▶ [What is asked]: Lines containing the word "this" are to be located and copied.

Items listed in a dataset

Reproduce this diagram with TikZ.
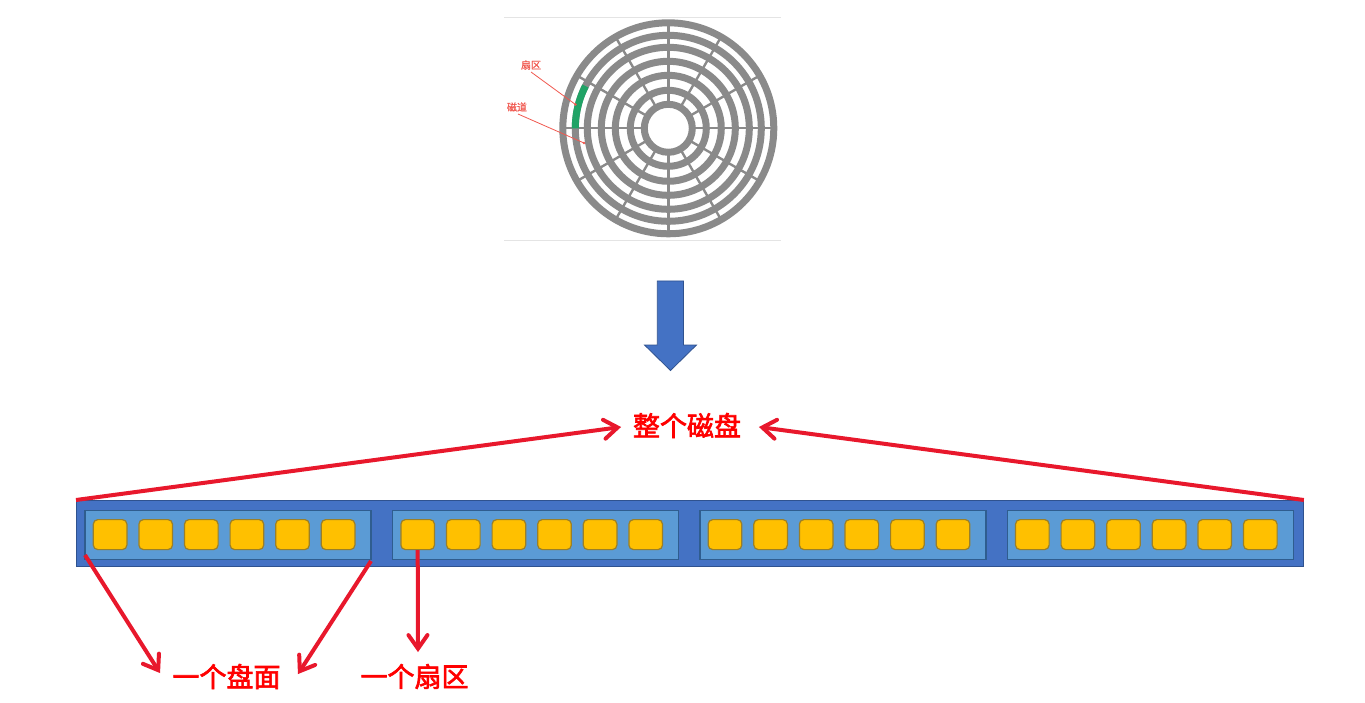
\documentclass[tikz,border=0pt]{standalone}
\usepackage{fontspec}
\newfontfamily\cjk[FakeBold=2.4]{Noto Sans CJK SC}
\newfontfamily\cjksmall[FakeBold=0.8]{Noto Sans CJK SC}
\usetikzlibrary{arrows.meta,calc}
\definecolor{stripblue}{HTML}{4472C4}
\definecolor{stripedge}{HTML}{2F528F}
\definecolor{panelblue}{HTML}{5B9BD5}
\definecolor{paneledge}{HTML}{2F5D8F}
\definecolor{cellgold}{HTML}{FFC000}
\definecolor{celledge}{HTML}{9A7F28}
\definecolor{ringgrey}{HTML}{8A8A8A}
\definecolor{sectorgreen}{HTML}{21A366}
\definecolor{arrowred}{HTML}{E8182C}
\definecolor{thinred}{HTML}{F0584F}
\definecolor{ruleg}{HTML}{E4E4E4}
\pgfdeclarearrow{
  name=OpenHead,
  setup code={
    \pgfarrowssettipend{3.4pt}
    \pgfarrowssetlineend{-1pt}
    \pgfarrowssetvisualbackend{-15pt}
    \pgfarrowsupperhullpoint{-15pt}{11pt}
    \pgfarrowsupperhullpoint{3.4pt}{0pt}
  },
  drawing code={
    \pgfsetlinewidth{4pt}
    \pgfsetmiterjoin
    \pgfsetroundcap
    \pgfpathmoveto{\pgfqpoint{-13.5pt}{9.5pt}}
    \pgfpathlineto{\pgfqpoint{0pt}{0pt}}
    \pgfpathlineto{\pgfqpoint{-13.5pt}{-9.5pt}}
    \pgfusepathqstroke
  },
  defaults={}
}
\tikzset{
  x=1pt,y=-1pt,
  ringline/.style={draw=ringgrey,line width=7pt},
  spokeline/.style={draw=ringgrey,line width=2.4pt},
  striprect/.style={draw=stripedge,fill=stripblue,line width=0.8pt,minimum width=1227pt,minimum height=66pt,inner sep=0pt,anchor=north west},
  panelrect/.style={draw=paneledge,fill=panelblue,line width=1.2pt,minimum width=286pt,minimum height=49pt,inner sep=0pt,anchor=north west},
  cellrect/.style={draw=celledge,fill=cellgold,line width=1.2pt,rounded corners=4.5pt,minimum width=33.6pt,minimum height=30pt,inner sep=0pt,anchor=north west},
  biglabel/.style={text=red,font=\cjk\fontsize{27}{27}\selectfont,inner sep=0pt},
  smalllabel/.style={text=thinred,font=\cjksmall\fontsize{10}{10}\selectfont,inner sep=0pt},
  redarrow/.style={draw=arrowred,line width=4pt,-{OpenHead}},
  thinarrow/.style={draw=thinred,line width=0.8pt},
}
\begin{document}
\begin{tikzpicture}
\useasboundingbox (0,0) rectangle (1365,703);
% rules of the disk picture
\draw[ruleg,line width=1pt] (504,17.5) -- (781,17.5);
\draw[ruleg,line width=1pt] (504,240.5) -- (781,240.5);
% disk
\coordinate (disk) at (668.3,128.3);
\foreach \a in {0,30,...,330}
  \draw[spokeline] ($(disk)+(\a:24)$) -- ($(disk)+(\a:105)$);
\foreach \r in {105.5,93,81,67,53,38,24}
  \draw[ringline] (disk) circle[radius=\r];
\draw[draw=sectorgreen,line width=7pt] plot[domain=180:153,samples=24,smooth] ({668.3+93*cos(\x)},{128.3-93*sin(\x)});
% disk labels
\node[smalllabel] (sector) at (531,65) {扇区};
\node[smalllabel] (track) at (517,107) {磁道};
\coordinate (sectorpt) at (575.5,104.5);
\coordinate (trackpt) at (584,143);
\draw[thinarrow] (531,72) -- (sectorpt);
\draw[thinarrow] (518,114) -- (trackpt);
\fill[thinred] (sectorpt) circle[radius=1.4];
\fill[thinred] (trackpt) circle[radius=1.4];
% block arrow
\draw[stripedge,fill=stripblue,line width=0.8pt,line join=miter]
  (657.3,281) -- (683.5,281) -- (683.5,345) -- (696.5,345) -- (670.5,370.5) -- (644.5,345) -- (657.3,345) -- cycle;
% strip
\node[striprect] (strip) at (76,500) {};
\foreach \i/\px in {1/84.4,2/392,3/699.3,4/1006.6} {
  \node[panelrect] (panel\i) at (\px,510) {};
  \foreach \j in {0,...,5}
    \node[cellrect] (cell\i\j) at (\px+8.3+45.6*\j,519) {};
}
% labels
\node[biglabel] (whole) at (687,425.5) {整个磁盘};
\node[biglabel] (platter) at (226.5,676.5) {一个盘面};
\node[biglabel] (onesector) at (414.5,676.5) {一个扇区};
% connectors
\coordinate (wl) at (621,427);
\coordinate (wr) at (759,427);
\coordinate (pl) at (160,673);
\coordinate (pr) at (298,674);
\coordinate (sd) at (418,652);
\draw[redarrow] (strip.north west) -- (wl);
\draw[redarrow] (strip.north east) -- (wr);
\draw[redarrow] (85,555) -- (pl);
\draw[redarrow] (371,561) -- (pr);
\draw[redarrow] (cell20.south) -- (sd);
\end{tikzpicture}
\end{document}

* * *

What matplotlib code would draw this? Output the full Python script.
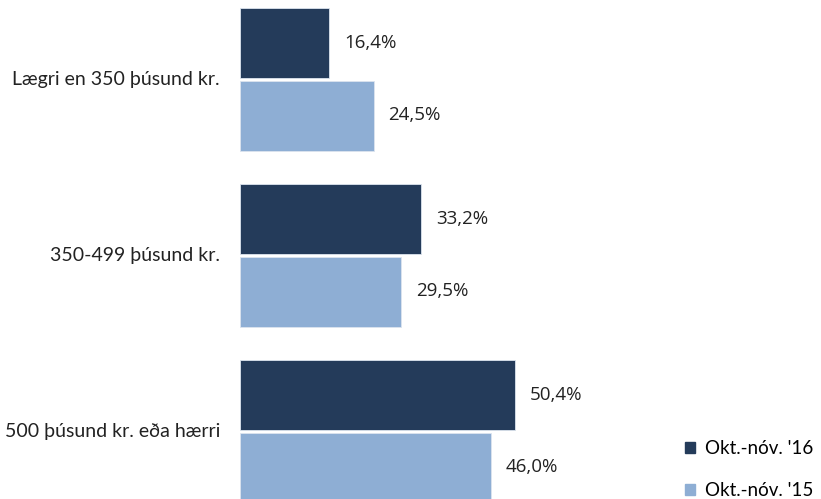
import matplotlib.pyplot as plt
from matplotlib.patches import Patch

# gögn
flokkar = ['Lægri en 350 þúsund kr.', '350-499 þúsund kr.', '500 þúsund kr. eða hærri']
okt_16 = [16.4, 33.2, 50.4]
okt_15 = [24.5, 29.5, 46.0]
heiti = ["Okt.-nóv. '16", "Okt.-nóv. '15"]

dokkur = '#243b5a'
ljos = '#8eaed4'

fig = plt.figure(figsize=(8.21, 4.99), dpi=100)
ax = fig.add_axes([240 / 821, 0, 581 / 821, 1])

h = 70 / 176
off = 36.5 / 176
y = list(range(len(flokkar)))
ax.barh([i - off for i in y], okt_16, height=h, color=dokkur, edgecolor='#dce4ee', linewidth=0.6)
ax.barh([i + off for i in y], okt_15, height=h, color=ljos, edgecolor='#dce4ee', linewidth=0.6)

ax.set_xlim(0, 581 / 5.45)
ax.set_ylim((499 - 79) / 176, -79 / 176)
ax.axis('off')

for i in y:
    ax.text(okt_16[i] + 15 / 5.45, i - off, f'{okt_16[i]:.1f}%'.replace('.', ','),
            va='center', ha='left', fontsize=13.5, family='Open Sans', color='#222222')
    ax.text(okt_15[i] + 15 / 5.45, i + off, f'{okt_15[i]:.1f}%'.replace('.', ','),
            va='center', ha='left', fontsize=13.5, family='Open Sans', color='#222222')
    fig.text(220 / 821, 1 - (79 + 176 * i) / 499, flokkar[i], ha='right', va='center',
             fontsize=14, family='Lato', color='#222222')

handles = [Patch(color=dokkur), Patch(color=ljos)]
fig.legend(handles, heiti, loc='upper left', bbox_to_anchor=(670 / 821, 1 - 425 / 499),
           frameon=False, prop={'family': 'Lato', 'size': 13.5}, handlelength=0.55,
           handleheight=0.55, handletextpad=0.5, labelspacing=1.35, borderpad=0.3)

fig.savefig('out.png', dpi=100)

▶ [Response]:
Reproduce this diagram with TikZ.
What matplotlib code would draw this? Output the full Python script.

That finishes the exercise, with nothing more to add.